Every time the fifth season showed signs of moving in a different sort of direction with Vince facing actual adversity, rather than him having to claw his way back, stuff just fell into place for him, right up through the season finale where he is seemingly down and our back in Queens but E somehow moves heaven and earth to get him cast in a Martin Scorcese movie. I found it more frustrating that throughout the season both Ari and E had chances to really break out on their own, particularly when Ari is offered a job as a studio head, but Vince basically guilts them into not advancing their own careers because (on a metatextual level) that would offset the rhythm of the show's dynamic.

It was in season five that I realized I really didn't like Vince very much. Adrian Grenier is a skilled actor who plays the role of the entitled pretty boy to perfection, but the writers have really made the guy tough to relate to or have a kinship with. We hear constantly about how Vince came from nothing and earned his way to where he was, so that was kinda cool in the early season because you figured "maybe this could be me," but time and again he has slacked off, acted like a child and generally done nothing while E and Ari save his ass time and again and he rewards them by whining when they dare to attempt success outside his sphere of influence. Kevin Connolly, who plays E, is actually given top billing in the credits, I'm guessing in part because he is an infinitely more likable character, but as much as you want the show to be about his journey, it never really gets to be.
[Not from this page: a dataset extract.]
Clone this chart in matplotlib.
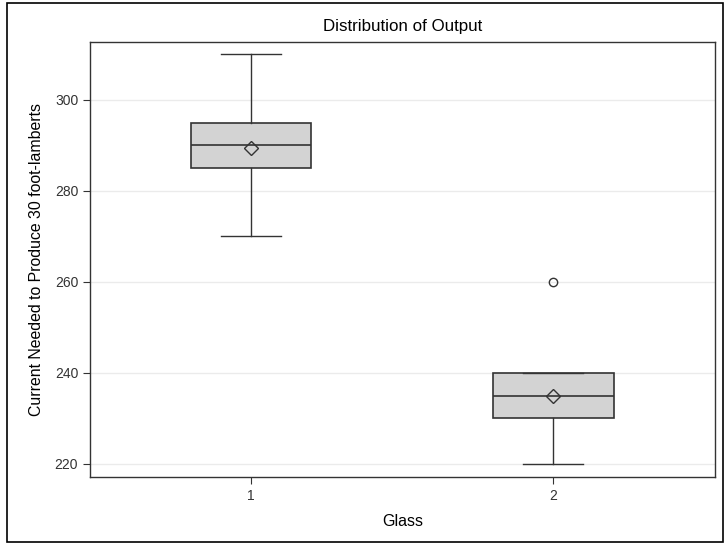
import matplotlib
matplotlib.use("Agg")
import matplotlib.pyplot as plt
from matplotlib.patches import Rectangle

plt.rcParams["font.family"] = ["Liberation Sans", "DejaVu Sans"]

# box statistics
glass   = ["1", "2"]
q1      = [285, 230]
median  = [290, 235]
q3      = [295, 240]
w_low   = [270, 220]
w_high  = [310, 240]
means   = [289.3, 235.0]
outliers = [[], [260]]

stats = []
for i, g in enumerate(glass):
    stats.append({
        "label": g, "q1": q1[i], "med": median[i], "q3": q3[i],
        "whislo": w_low[i], "whishi": w_high[i], "mean": means[i],
        "fliers": outliers[i],
    })

fig = plt.figure(figsize=(7.27, 5.45), dpi=100)
ax = fig.add_axes([90 / 727, 1 - 477 / 545, 625 / 727, 435 / 545])

edge = "#333333"
ax.bxp(stats, positions=[1, 2], widths=0.4, patch_artist=True, showmeans=True,
       boxprops=dict(facecolor="#D3D3D3", edgecolor=edge, linewidth=1.2),
       medianprops=dict(color=edge, linewidth=1.2),
       whiskerprops=dict(color=edge, linewidth=1.0),
       capprops=dict(color=edge, linewidth=1.0),
       capwidths=0.2,
       meanprops=dict(marker="D", markerfacecolor="none", markeredgecolor=edge,
                      markersize=7, markeredgewidth=1.0),
       flierprops=dict(marker="o", markerfacecolor="none", markeredgecolor=edge,
                       markersize=6, markeredgewidth=1.0))

ax.set_xlim(0.467, 2.536)
ax.set_ylim(217.1, 312.7)
ax.set_yticks([220, 240, 260, 280, 300])
ax.yaxis.grid(True, color="#EBEBEB", linewidth=1.0)
ax.set_axisbelow(True)
ax.tick_params(labelsize=10, colors="#333333", length=5)
for s in ax.spines.values():
    s.set_color("#333333")
    s.set_linewidth(1.0)

ax.set_xlabel("Glass", fontsize=11.5, labelpad=8)
ax.set_ylabel("Current Needed to Produce 30 foot-lamberts", fontsize=11.4, labelpad=8)
ax.set_title("Distribution of Output", fontsize=12.2, pad=8)

# outer frame
fig.patches.append(Rectangle((7 / 727, 3 / 545), 716 / 727, 539 / 545,
                             transform=fig.transFigure, fill=False,
                             edgecolor="black", linewidth=1.2))

plt.savefig("out.png", dpi=100)
plt.close()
And that's really the problem with Entourage at this point: you know what you're going to get and it's nothing groundbreaking anymore. The status quo is never going to be upset to any great degree. Ari is never going to be anything more than an agent. E is never going to leave Vince. Fuck, Drama is never going to be that successful because it would ruin their material.

So the big tension points of the sixth season premiere were that E might get his own house and Ari's assistant, Lloyd, wants a promotion. Even though Lloyd was the B-plot by far, it's the more interesting one, because when all is said and done, E is not going to get his own place and will continue to live with Vince and Turtle until the show wraps.

So here's the question: should Entourage keep going? Because the thing is, even though it is very predictable, it's also reliably entertaining if not exactly the trendsetter it once was. The material is still funny and entertaining, the casting for supporting roles and guest stars alike is fantastic, and Jeremy Piven sure as hell isn't winning those Emmys on his personality and charm. Entourage could run several more seasons and continue to be moderately successful, but it's also going to stray further and further away from being the exciting, unpredictable show it once was.

Do you go out while you can still at least remember being on top or milk the run you've got for all it's worth even when you know your best years are behind you? Given the subject matter of Entourage, it's a pretty ironic question to ponder.

2 comments:

Mike Wilson said...

The continuing endurance of The Simpsons has reached the point that it is retroactively poisoning my love for the Golden Age of the early/mid-90s. I would be better for Entourage to leave its audience wanting more than to overstay its welcome.